Newsletter November 2010
It is amazing to think that over a year has passed since I left Guayaquil last summer to finish my five years on the Missions. So much has happened since then, both for me and my Ecuadorian friends. So I was very much looking forward to visiting them in October of this year. I had hoped to be going with some Kilmarnock youngsters but that was not to be. The fact that I went on my own allowed me to be more relaxed about what I did while there.
This newsletter, therefore, is a report about what I found while there, the various changes that have taken place and the progress that you can see around the shanty town of Nueva Prosperina. It is also, of course, an appeal for financial help – for the Soup Kitchen, for school fees and for the forthcoming trip to the Ecuadorians to Scotland. Read on and may God bless you and your families at Christmas.
The School Building
The Nappa Wedding
Talk on “Life on the Missions”
While I was on the Missions, my only involvement with our daily Soup Kitchen was to provide the cash from Scotland to help run it. I would from time to time have my dinner there to share in their food. But on this visit I was able to spend more time in the Soup Kitchen. Most days I spent some time preparing the food and helping Gladys and Marlene, our two cooks. I had felt that maybe less people were coming each day to the kitchen since I knew that costs had increased so I was amazed to find out that they had increased their numbers: they now serve 150 meals each day to the neediest kids in the area. And while preparing and serving the food, I was able to speak to the children that came to eat. Their parents were out all day and so they were returning home after school to an empty house and an empty stomach.
This Soup Kitchen – with its soup, fruit juice and rice dish – definitely feeds the poor of Nueva Prosperina. Can you help feed the poor? It costs £5 per month to feed a child each day at our Soup Kitchen. Please help; you can really make a difference.

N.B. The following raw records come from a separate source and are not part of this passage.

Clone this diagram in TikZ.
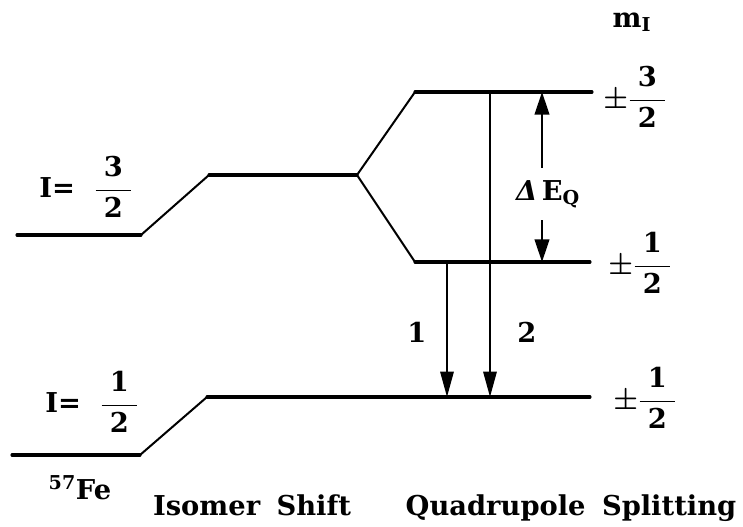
\documentclass[tikz,border=0pt]{standalone}
\usepackage{amsmath}
\usepackage{fontspec}
\setmainfont{DejaVu Serif}
\usetikzlibrary{arrows.meta,positioning}
\newcommand{\wfrac}[2]{\dfrac{\hspace{0.3em}\text{#1}\hspace{0.3em}}{\text{#2}}}

\begin{document}
\begin{tikzpicture}[x=0.75pt,y=-0.75pt,
    level/.style={line width=2.3pt,line cap=round},
    ramp/.style={line width=1.5pt,line cap=round},
    trans/.style={-{Triangle[length=19pt,width=10pt]},line width=1.5pt},
    split/.style={{Triangle[length=17pt,width=11pt]}-{Triangle[length=17pt,width=11pt]},line width=1.5pt},
    lbl/.style={font=\fontsize{20.5}{24}\selectfont\bfseries\boldmath,inner sep=0pt}]
    \useasboundingbox (0,0) rectangle (743,526);

    % excited state I=3/2
    \coordinate (u0) at (17,235);
    \coordinate (u1) at (141,235);
    \coordinate (u2) at (209,175);
    \coordinate (u3) at (357,175);
    \draw[level] (u0) -- (u1);
    \draw[ramp] (u1) -- (u2);
    \draw[level] (u2) -- (u3);

    % quadrupole split sublevels
    \coordinate (a0) at (415,92);
    \coordinate (a1) at (592,92);
    \coordinate (b0) at (415,262);
    \coordinate (b1) at (590,262);
    \draw[ramp] (u3) -- (a0);
    \draw[ramp] (u3) -- (b0);
    \draw[level] (a0) -- (a1);
    \draw[level] (b0) -- (b1);

    % ground state I=1/2
    \coordinate (g0) at (12,455);
    \coordinate (g1) at (140,455);
    \coordinate (g2) at (207,397);
    \coordinate (g3) at (590,397);
    \draw[level] (g0) -- (g1);
    \draw[ramp] (g1) -- (g2);
    \draw[level] (g2) -- (g3);

    % transitions 1 and 2
    \coordinate (t1s) at (447,262);
    \coordinate (t1e) at (447,397);
    \coordinate (t2s) at (490,92);
    \coordinate (t2e) at (490,397);
    \draw[trans] (t1s) -- (t1e);
    \draw[trans] (t2s) -- (t2e);
    \node[lbl] (n1) at (417,332) {1};
    \node[lbl] (n2) at (527,332) {2};

    % splitting Delta E_Q
    \coordinate (qa) at (542,92);
    \coordinate (qb) at (542,262);
    \draw[split] (qa) -- node[lbl,pos=0.6,fill=white,inner xsep=0pt,inner ysep=9pt,xshift=4.5pt] (dEQ) {{\itshape Δ}\,E$_{\text{Q}}$} (qb);

    % m_I values
    \node[lbl] (mI) at (632,22) {m$_{\text{I}}$};
    \node[lbl] (m32) at (635,97) {$\pm\wfrac{3}{2}$};
    \node[lbl] (m12u) at (640,263) {$\pm\wfrac{1}{2}$};
    \node[lbl] (m12g) at (645,398) {$\pm\wfrac{1}{2}$};

    % spins and captions
    \node[lbl] (I32) at (86,187) {I=\hspace{0.7em}$\wfrac{3}{2}$};
    \node[lbl] (I12) at (92,402) {I=\hspace{0.7em}$\wfrac{1}{2}$};
    \node[lbl] (fe) at (80,488) {$^{\text{57}}$Fe};
    \node[lbl] (iso) at (252,505) {Isomer\hspace{0.6em}Shift};
    \node[lbl] (qs) at (571,508) {Quadrupole\hspace{0.6em}Splitting};
\end{tikzpicture}
\end{document}
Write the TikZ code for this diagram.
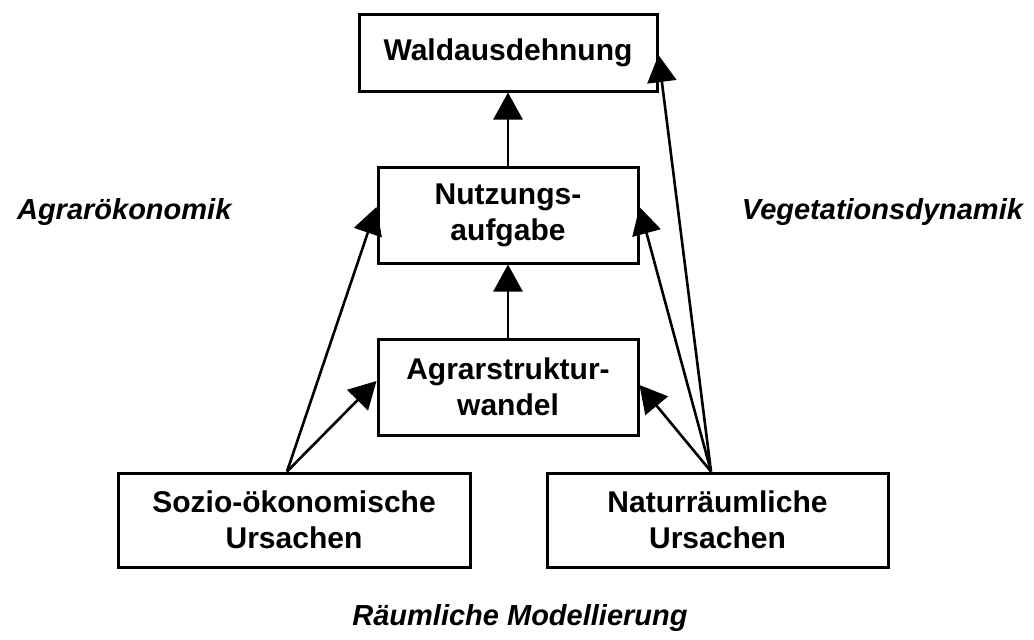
\documentclass[tikz,border=0pt]{standalone}
\usepackage{fontspec}
\setmainfont{Liberation Sans}
\usetikzlibrary{arrows.meta}
\begin{document}
\begin{tikzpicture}[
        x=0.5pt, y=-0.5pt,
        every node/.style={font=\fontsize{15}{18}\selectfont\bfseries},
        box/.style={draw, line width=1.5pt, align=center, inner sep=0pt},
        area/.style={font=\fontsize{14.5}{18}\selectfont\bfseries\itshape},
        cause/.style={draw, -{Triangle[length=13.5pt,width=14.5pt]}, line width=1.3pt},
    ]
    \useasboundingbox (0,0) rectangle (1034,639);
    \node[box, minimum width=149pt, minimum height=38.5pt](wald) at (508,52.5){Waldausdehnung};
    \node[box, minimum width=130pt, minimum height=48pt](nutz) at (508,215){Nutzungs-\\aufgabe};
    \node[box, minimum width=130pt, minimum height=48pt](agrar) at (508,387){Agrarstruktur-\\wandel};
    \node[box, minimum width=176pt, minimum height=47pt](sozio) at (294,520){Sozio-ökonomische\\Ursachen};
    \node[box, minimum width=170.5pt, minimum height=47pt](natur) at (717.5,520){Naturräumliche\\Ursachen};
    % fields of research
    \node[area, anchor=west](agroek) at (10,212){Agrarökonomik};
    \node[area, anchor=east](veget) at (1030,212){Vegetationsdynamik};
    \node[area](raum) at (520,618){Räumliche Modellierung};
    % causes
    \coordinate (soz) at ([xshift=-3.5pt]sozio.north);
    \coordinate (nat) at ([xshift=-3.25pt]natur.north);
    \draw[cause] (agrar.north) -- (nutz.south);
    \draw[cause] (nutz.north) -- (wald.south);
    \draw[cause] (soz) -- ([yshift=4pt]nutz.west);
    \draw[cause] (soz) -- ([yshift=3pt]agrar.west);
    \draw[cause] (nat) -- ([yshift=4pt]nutz.east);
    \draw[cause] (nat) -- ([yshift=1pt]agrar.east);
    \draw[cause] (nat) -- ([yshift=-1.25pt]wald.east);
\end{tikzpicture}
\end{document}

It has been a long time in the coming. Some 2 years ago, while still on the Missions, I started the whole process of moving the Medical Centre from the school property to be near the Nueva Prosperina Parish Church. There were disputes over land, worries about the finances needed and who was going to support it once it was built but the building work was eventually started in May. So I was rather surprised to find that not a lot of work had been done by the time I started my visit. I managed to have a visit with the Priest at the head of the housing charity that will run the Medical Centre and he suggested that we have a short Blessing Ceremony while I was in the country. That seemed to spark the workers into action and, by the time we had the Ceremony at the end of my trip, the only work needing done was the painting and work around the grounds. So the good news is that the Medical Centre will be up and running within the month. It will have a general medical room, paediatrics, gynaecology and dentistry as well as a pharmacy. Being run by the housing charity that provides the bamboo homes for so many poor people, the costs of medical treatment will be minimal so that it will be a great bonus to the poor people that live all around Nueva Prosperina.
Of course, the Medical Centre could not have been built without financial support from back home – people all over Scotland but, in particular, the ‘2 Hands’ charity from England. The people of Nueva Prosperina asked me to make sure that you all know how deeply grateful they are for your generous help.